### WRITTEN REQUEST
Wherever the word "this" turns up in a line of the entries, copy that line.

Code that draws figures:
-*-*-

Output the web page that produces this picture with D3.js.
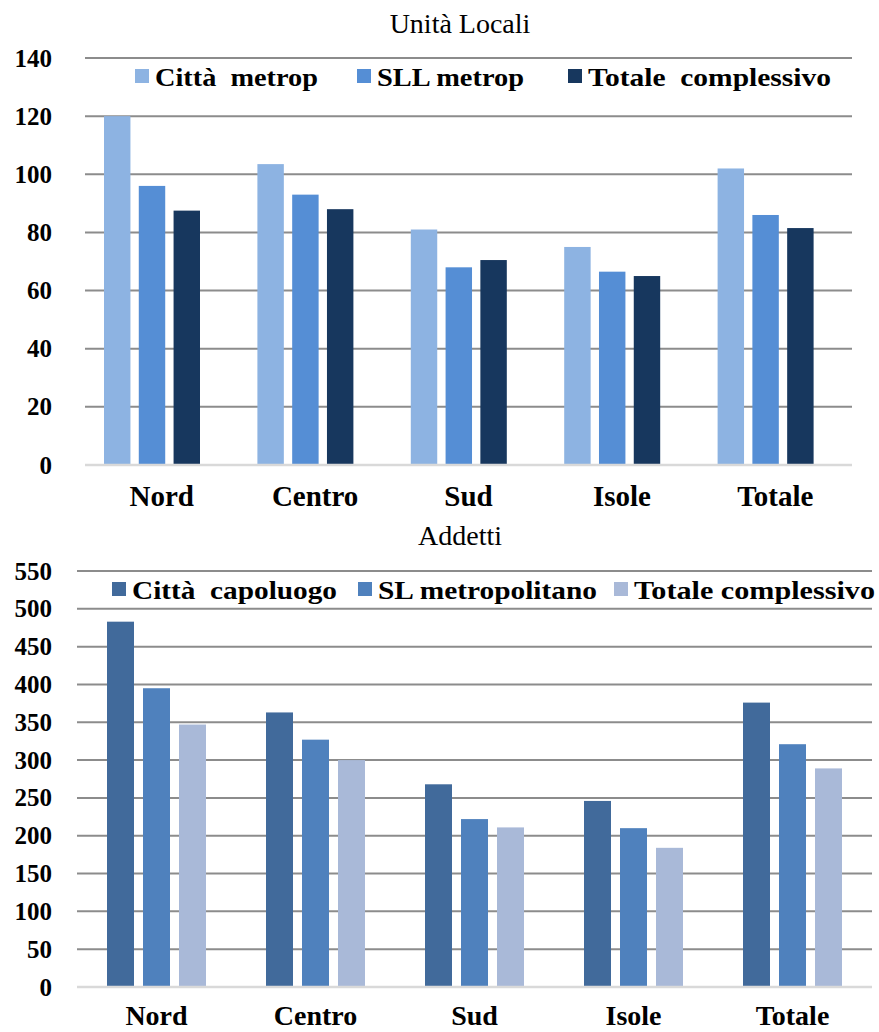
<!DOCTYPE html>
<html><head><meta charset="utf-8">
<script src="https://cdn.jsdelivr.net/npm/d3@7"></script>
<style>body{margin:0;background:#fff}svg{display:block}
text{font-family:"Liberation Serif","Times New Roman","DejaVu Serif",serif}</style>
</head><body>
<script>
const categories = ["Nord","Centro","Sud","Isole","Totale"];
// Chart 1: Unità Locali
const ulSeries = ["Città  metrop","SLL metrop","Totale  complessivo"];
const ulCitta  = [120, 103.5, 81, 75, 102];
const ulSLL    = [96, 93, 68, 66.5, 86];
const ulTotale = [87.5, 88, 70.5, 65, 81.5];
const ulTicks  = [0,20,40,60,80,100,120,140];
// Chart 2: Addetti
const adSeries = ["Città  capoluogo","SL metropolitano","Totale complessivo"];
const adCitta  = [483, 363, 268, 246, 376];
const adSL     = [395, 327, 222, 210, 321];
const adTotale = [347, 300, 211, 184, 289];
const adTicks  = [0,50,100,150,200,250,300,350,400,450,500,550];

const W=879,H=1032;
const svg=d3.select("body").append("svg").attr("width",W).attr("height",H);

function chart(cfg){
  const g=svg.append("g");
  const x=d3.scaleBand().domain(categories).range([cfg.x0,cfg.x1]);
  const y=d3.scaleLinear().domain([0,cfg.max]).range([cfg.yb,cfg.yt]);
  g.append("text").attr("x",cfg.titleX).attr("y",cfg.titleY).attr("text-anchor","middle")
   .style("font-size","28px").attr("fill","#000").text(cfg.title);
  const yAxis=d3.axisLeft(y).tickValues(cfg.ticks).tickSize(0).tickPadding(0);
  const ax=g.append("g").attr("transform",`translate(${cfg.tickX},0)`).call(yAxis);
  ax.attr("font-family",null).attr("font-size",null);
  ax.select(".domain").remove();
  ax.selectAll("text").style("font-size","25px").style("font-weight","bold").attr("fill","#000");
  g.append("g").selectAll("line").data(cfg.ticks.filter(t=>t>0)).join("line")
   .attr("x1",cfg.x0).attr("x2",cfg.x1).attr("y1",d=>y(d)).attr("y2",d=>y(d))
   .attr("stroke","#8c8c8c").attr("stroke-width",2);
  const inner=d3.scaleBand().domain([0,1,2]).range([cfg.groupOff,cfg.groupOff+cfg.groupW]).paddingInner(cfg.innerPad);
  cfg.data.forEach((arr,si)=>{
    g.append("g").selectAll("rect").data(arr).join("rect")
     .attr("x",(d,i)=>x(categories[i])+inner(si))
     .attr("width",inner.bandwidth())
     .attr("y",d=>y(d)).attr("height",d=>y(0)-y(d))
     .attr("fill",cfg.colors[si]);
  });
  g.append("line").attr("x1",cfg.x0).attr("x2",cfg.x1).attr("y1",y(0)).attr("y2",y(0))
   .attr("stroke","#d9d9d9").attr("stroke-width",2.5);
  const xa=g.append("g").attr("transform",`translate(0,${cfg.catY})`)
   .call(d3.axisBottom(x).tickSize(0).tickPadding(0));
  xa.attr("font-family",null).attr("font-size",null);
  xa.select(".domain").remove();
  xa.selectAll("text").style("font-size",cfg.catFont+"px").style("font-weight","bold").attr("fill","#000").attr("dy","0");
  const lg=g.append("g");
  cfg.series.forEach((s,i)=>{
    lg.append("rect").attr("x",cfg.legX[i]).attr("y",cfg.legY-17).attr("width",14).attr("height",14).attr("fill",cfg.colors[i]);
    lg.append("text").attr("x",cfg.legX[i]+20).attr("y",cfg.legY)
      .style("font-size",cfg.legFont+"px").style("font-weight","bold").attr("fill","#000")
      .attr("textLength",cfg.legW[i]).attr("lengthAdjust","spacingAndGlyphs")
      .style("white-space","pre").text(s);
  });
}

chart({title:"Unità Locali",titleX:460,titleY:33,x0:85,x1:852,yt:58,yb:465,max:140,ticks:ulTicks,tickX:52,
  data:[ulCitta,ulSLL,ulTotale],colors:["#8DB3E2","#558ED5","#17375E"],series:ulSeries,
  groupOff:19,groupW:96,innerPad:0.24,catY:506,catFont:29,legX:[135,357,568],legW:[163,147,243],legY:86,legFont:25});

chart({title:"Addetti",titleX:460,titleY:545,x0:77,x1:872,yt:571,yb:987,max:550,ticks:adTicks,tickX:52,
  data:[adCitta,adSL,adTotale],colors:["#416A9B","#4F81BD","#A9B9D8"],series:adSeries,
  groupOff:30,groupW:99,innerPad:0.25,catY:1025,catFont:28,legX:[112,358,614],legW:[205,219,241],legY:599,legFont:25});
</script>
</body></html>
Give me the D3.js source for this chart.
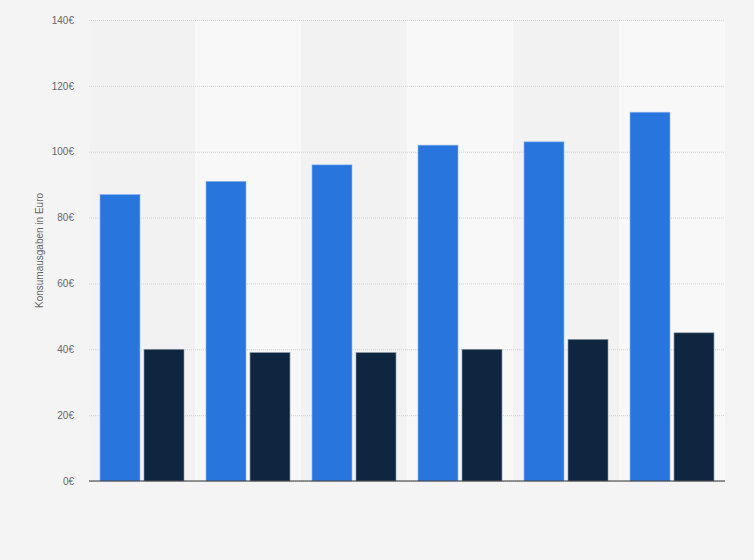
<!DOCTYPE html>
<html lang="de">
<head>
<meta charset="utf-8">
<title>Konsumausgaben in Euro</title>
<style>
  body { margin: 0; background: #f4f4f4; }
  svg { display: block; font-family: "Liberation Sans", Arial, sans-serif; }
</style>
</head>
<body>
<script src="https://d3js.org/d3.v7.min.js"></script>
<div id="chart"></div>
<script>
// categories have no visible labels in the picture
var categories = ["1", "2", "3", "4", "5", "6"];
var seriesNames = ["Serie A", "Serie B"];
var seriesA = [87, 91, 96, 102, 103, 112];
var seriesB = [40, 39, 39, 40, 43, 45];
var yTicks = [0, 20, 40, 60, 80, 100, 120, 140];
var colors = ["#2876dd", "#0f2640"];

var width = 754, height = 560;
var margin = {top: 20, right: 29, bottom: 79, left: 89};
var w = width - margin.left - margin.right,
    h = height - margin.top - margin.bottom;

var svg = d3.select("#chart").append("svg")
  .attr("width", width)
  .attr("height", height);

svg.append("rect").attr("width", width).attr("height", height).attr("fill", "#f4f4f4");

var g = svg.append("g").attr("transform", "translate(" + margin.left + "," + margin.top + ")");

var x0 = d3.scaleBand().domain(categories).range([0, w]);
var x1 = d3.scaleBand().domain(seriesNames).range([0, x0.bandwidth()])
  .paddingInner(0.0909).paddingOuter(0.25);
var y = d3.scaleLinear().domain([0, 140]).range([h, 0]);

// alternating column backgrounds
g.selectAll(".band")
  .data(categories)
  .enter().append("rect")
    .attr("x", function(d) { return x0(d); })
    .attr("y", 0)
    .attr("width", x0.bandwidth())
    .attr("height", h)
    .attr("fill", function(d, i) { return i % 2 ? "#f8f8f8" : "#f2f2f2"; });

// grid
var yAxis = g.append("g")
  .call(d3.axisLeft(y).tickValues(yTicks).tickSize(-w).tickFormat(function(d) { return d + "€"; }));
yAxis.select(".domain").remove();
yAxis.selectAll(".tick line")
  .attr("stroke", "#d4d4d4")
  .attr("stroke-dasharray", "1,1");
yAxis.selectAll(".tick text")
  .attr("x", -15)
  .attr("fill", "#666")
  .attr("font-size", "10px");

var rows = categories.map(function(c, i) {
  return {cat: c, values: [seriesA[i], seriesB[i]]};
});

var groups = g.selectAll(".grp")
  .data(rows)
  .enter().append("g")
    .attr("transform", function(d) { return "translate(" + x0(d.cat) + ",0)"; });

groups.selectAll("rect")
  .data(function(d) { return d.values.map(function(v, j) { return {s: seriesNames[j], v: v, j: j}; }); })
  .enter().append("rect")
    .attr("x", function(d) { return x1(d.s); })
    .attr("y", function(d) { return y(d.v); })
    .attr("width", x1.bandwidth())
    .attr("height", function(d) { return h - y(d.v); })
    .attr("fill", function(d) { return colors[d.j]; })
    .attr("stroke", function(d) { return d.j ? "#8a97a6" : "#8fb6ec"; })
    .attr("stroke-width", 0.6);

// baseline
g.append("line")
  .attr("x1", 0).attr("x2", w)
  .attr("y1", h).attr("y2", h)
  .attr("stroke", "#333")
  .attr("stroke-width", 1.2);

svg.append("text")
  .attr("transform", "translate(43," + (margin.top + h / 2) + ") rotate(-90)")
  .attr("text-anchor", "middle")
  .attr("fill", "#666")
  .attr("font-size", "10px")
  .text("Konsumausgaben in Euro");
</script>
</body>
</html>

-*-*-

### TASK SOLUTION
Output the web page that produces this picture with D3.js.
Give me the D3.js source for this chart.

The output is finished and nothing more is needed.